Date of Award

Spring 5-30-2017

Document Type

Thesis

Degree Name

Master of Fine Arts (MFA)

Department

Graphic Design

First Advisor

James Goggin

Second Advisor

Lucinda Hitchcock

Third Advisor

Keetra Dean Dixon

Abstract

This thesis examines and retraces ways in which graphic design is fundamentally concerned with relational space, and tests spatialized theories, methods, and potential for praxis.

My practice investigates the relational qualities and dimensions of graphic design at three distinct scales.

1. Spatial logic (format) within a design object [Design space, book space, format, structure, sequence, counterforms, etc. (authority structure vs agency of user) within the design].

2. Spatial relations (sequence) between participants across a network. [Space to hear & see each other; to relate and connect].

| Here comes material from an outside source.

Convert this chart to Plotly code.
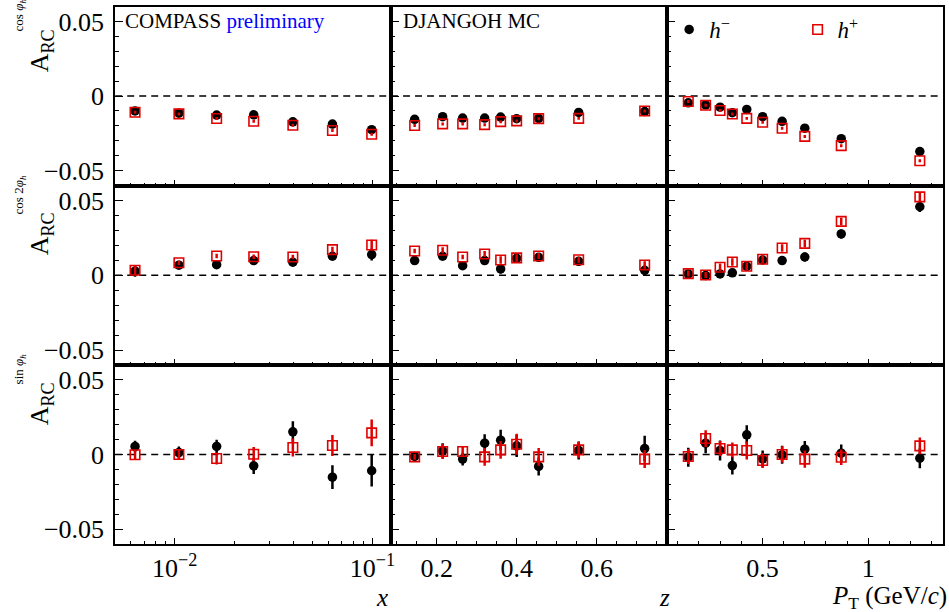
import numpy as np
import plotly.graph_objects as go
from plotly.subplots import make_subplots

# ---------------- data ----------------
x_bins = [0.0063, 0.0105, 0.0163, 0.0251, 0.0396, 0.0628, 0.0992]
z_bins = [0.145, 0.215, 0.265, 0.32, 0.36, 0.40, 0.455, 0.555, 0.72]
pt_bins = [0.150, 0.232, 0.300, 0.358, 0.426, 0.501, 0.593, 0.700, 0.872, 1.243]

# A_RC^{cos phi_h}
cos_x_hm = [-0.0100, -0.0115, -0.0128, -0.0126, -0.0173, -0.0188, -0.0226]
cos_x_hp = [-0.0109, -0.0120, -0.0151, -0.0169, -0.0196, -0.0231, -0.0256]
cos_z_hm = [-0.0156, -0.0139, -0.0148, -0.0148, -0.0141, -0.0152, -0.0150, -0.0110, -0.0104]
cos_z_hp = [-0.0198, -0.0187, -0.0187, -0.0192, -0.0172, -0.0167, -0.0152, -0.0150, -0.0101]
cos_pt_hm = [-0.0046, -0.0059, -0.0075, -0.0112, -0.0090, -0.0139, -0.0170, -0.0216, -0.0286, -0.0372]
cos_pt_hp = [-0.0037, -0.0062, -0.0097, -0.0121, -0.0150, -0.0176, -0.0216, -0.0271, -0.0333, -0.0434]
cos_x_hm_err = [0.001] * 7
cos_x_hp_err = [0.001] * 7
cos_z_hm_err = [0.001] * 9
cos_z_hp_err = [0.001] * 9
cos_pt_hm_err = [0.001] * 10
cos_pt_hp_err = [0.001] * 10

# A_RC^{cos 2phi_h}
cos2_x_hm = [0.0027, 0.0067, 0.0071, 0.0098, 0.0087, 0.0127, 0.0138]
cos2_x_hp = [0.0033, 0.0084, 0.0129, 0.0124, 0.0122, 0.0171, 0.0202]
cos2_z_hm = [0.0098, 0.0127, 0.0064, 0.0098, 0.0042, 0.0113, 0.0120, 0.0093, 0.0033]
cos2_z_hp = [0.0162, 0.0167, 0.0122, 0.0142, 0.0102, 0.0116, 0.0129, 0.0104, 0.0069]
cos2_pt_hm = [0.0009, -0.0002, 0.0009, 0.0016, 0.0060, 0.0102, 0.0098, 0.0122, 0.0276, 0.0458]
cos2_pt_hp = [0.0011, 0.0002, 0.0053, 0.0089, 0.0060, 0.0107, 0.0182, 0.0213, 0.0360, 0.0524]
cos2_x_hm_err = [0.0037, 0.0015, 0.0015, 0.0015, 0.0020, 0.0025, 0.0040]
cos2_x_hp_err = [0.0030, 0.0015, 0.0015, 0.0015, 0.0015, 0.0020, 0.0036]
cos2_z_hm_err = [0.0015, 0.0025, 0.0015, 0.0025, 0.0030, 0.0030, 0.0025, 0.0025, 0.0030]
cos2_z_hp_err = [0.0015, 0.0020, 0.0015, 0.0020, 0.0025, 0.0025, 0.0020, 0.0020, 0.0025]
cos2_pt_hm_err = [0.0020, 0.0020, 0.0025, 0.0025, 0.0025, 0.0025, 0.0025, 0.0030, 0.0030, 0.0035]
cos2_pt_hp_err = [0.0020, 0.0020, 0.0025, 0.0025, 0.0025, 0.0025, 0.0025, 0.0025, 0.0025, 0.0027]

# A_RC^{sin phi_h}
sin_x_hm = [0.0054, 0.0013, 0.0054, -0.0076, 0.0152, -0.0152, -0.0109]
sin_x_hp = [-0.0002, 0.0000, -0.0027, 0.0002, 0.0047, 0.0060, 0.0145]
sin_z_hm = [-0.0013, 0.0025, -0.0031, 0.0076, 0.0096, 0.0058, -0.0080, 0.0027, 0.0040]
sin_z_hp = [-0.0016, 0.0020, 0.0020, -0.0016, 0.0031, 0.0069, -0.0016, 0.0031, -0.0031]
sin_pt_hm = [-0.0018, 0.0076, 0.0027, -0.0074, 0.0132, -0.0029, -0.0002, 0.0036, 0.0009, -0.0025]
sin_pt_hp = [-0.0013, 0.0107, 0.0040, 0.0031, 0.0027, -0.0040, 0.0000, -0.0031, -0.0018, 0.0058]
sin_x_hm_err = [0.0038, 0.0040, 0.0045, 0.0054, 0.0071, 0.0080, 0.0105]
sin_x_hp_err = [0.0033, 0.0030, 0.0040, 0.0048, 0.0060, 0.0070, 0.0090]
sin_z_hm_err = [0.0020, 0.0050, 0.0042, 0.0060, 0.0070, 0.0075, 0.0060, 0.0060, 0.0085]
sin_z_hp_err = [0.0020, 0.0050, 0.0033, 0.0060, 0.0060, 0.0070, 0.0060, 0.0055, 0.0060]
sin_pt_hm_err = [0.0064, 0.0067, 0.0067, 0.0060, 0.0064, 0.0056, 0.0060, 0.0054, 0.0058, 0.0067]
sin_pt_hp_err = [0.0050, 0.0056, 0.0050, 0.0050, 0.0060, 0.0050, 0.0056, 0.0058, 0.0052, 0.0056]

bins = [x_bins, z_bins, pt_bins]
rows = [
    [(cos_x_hm, cos_x_hm_err, cos_x_hp, cos_x_hp_err),
     (cos_z_hm, cos_z_hm_err, cos_z_hp, cos_z_hp_err),
     (cos_pt_hm, cos_pt_hm_err, cos_pt_hp, cos_pt_hp_err)],
    [(cos2_x_hm, cos2_x_hm_err, cos2_x_hp, cos2_x_hp_err),
     (cos2_z_hm, cos2_z_hm_err, cos2_z_hp, cos2_z_hp_err),
     (cos2_pt_hm, cos2_pt_hm_err, cos2_pt_hp, cos2_pt_hp_err)],
    [(sin_x_hm, sin_x_hm_err, sin_x_hp, sin_x_hp_err),
     (sin_z_hm, sin_z_hm_err, sin_z_hp, sin_z_hp_err),
     (sin_pt_hm, sin_pt_hm_err, sin_pt_hp, sin_pt_hp_err)],
]

y_titles = ["cos <i>φ</i><sub><i>h</i></sub>", "cos 2<i>φ</i><sub><i>h</i></sub>", "sin <i>φ</i><sub><i>h</i></sub>"]
y_ticks = [-0.05, 0, 0.05]
y_ticktext = ["−0.05", "0", "0.05"]

# ---------------- figure ----------------
W, H = 949, 612
FONT = "Liberation Serif"
RED = "#e00000"

fig = make_subplots(rows=3, cols=3, horizontal_spacing=0, vertical_spacing=0)

X_DOM = [(115.7 / W, 392.7 / W), (392.7 / W, 669.5 / W), (669.5 / W, 946.7 / W)]
Y_PIX = [(6.5, 185.5), (185.5, 365.0), (365.0, 544.0)]
Y_DOM = [(1 - b / H, 1 - t / H) for t, b in Y_PIX]
X_RANGE = [[np.log10(0.005), np.log10(0.1243)], [0.086, 0.775], [0.048, 1.351]]

for r in range(3):
    for c in range(3):
        hm, hm_e, hp, hp_e = rows[r][c]
        first = (r == 0 and c == 2)
        fig.add_trace(go.Scatter(
            x=bins[c], y=hm, mode="markers", name="<i>h</i><sup>−</sup>",
            marker=dict(symbol="circle", size=9.5, color="black"),
            error_y=dict(type="data", array=hm_e, visible=True, color="black", thickness=2.5, width=0),
            showlegend=first, legend="legend"), row=r + 1, col=c + 1)
        fig.add_trace(go.Scatter(
            x=bins[c], y=hp, mode="markers", name="<i>h</i><sup>+</sup>",
            marker=dict(symbol="square-open", size=9.5, color=RED, line=dict(width=1.6, color=RED)),
            error_y=dict(type="data", array=hp_e, visible=True, color=RED, thickness=2.5, width=0),
            showlegend=first, legend="legend2"), row=r + 1, col=c + 1)

axis_common = dict(showline=True, linecolor="black", linewidth=1.8, mirror=True,
                   ticks="inside", tickcolor="black", tickwidth=1.3,
                   showgrid=False, zeroline=False,
                   tickfont=dict(family=FONT, size=26, color="black"))

for r in range(3):
    for c in range(3):
        n = r * 3 + c + 1
        sfx = "" if n == 1 else str(n)
        xa = "xaxis" + sfx
        ya = "yaxis" + sfx
        xkw = dict(axis_common, domain=X_DOM[c], range=X_RANGE[c], ticklen=6,
                   showticklabels=(r == 2), ticklabelstandoff=0)
        if c == 0:
            xkw.update(type="log", tickvals=[0.01, 0.1],
                       ticktext=["10<sup>−2</sup>", "10<sup>−1</sup>"],
                       minor=dict(tickvals=[0.005, 0.006, 0.007, 0.008, 0.009,
                                            0.02, 0.03, 0.04, 0.05, 0.06, 0.07, 0.08, 0.09],
                                  ticks="inside", ticklen=3, tickcolor="black", tickwidth=1.2))
        elif c == 1:
            xkw.update(tickvals=[0.2, 0.4, 0.6], ticktext=["0.2", "0.4", "0.6"],
                       minor=dict(tick0=0, dtick=0.05, ticks="inside", ticklen=3,
                                  tickcolor="black", tickwidth=1.2))
        else:
            xkw.update(tickvals=[0.5, 1.0], ticktext=["0.5", "1"],
                       minor=dict(tick0=0, dtick=0.1, ticks="inside", ticklen=3,
                                  tickcolor="black", tickwidth=1.2))
        ykw = dict(axis_common, domain=Y_DOM[r], range=[-0.06, 0.06], ticklen=8,
                   tickvals=y_ticks, ticktext=y_ticktext,
                   showticklabels=(c == 0), ticklabelstandoff=4,
                   minor=dict(tick0=0, dtick=0.01, ticks="inside", ticklen=4,
                              tickcolor="black", tickwidth=1.2))
        fig.layout[xa].update(xkw)
        fig.layout[ya].update(ykw)
        fig.add_shape(type="line", xref=f"x{sfx} domain", x0=0, x1=1,
                      yref=f"y{sfx}", y0=0, y1=0, layer="below",
                      line=dict(color="black", width=1.3, dash="7px,5px"))

ann = []
# panel labels
ann.append(dict(text="COMPASS <span style='color:#0000ff'>preliminary</span>",
                x=124 / W, y=1 - 21 / H, xref="paper", yref="paper",
                xanchor="left", yanchor="middle", showarrow=False,
                font=dict(family=FONT, size=21, color="black")))
ann.append(dict(text="DJANGOH MC", x=403 / W, y=1 - 21 / H, xref="paper", yref="paper",
                xanchor="left", yanchor="middle", showarrow=False,
                font=dict(family=FONT, size=21, color="black")))
# x-axis titles
for txt, xr in [("<i>x</i>", 392), ("<i>z</i>", 675), ("<i>P</i><sub>T</sub> (GeV/<i>c</i>)", 953)]:
    ann.append(dict(text=txt, x=xr / W, y=1 - 597 / H, xref="paper", yref="paper",
                    xanchor="right", yanchor="middle", showarrow=False,
                    font=dict(family=FONT, size=25, color="black")))
# y-axis titles
A_bottom = [74, 257, 427]
for r in range(3):
    ann.append(dict(text="A<sub>RC</sub>", x=41 / W, y=1 - A_bottom[r] / H,
                    xref="paper", yref="paper", xanchor="center", yanchor="bottom",
                    textangle=-90, showarrow=False,
                    font=dict(family=FONT, size=26, color="black")))
    ann.append(dict(text=y_titles[r], x=20 / W, y=1 - (A_bottom[r] - 41) / H,
                    xref="paper", yref="paper", xanchor="center", yanchor="bottom",
                    textangle=-90, showarrow=False,
                    font=dict(family=FONT, size=13, color="black")))

fig.update_layout(
    width=W, height=H, margin=dict(l=0, r=0, t=0, b=0),
    paper_bgcolor="white", plot_bgcolor="white",
    annotations=ann,
    legend=dict(x=672 / W, y=1 - 8 / H, xanchor="left", yanchor="top",
                bgcolor="rgba(0,0,0,0)", font=dict(family=FONT, size=23, color="black"),
                itemwidth=30),
    legend2=dict(x=801 / W, y=1 - 8 / H, xanchor="left", yanchor="top",
                 bgcolor="rgba(0,0,0,0)", font=dict(family=FONT, size=23, color="black"),
                 itemwidth=30),
)

fig.write_html("out.html")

3. Space within the world (circulation) [Space as composition, product, relational; not container, not fixed. Power and agency operating in physical space].

Through research, experiments, and projects, I examine the materiality of language in relation to the construction and composition of space.

Understanding how language is made to operate authoritatively in space, and how space as a composition can be reordered and interrupted, opens the possibilities for understanding & agency within the subjective, the interpersonal, and the environment.

Treating language and space as elastic allows us to see what is as only one version of what might be. This re-visioning becomes generative in its potential for affective strategies towards connection and collaboration, and a catalyst for organizing and action.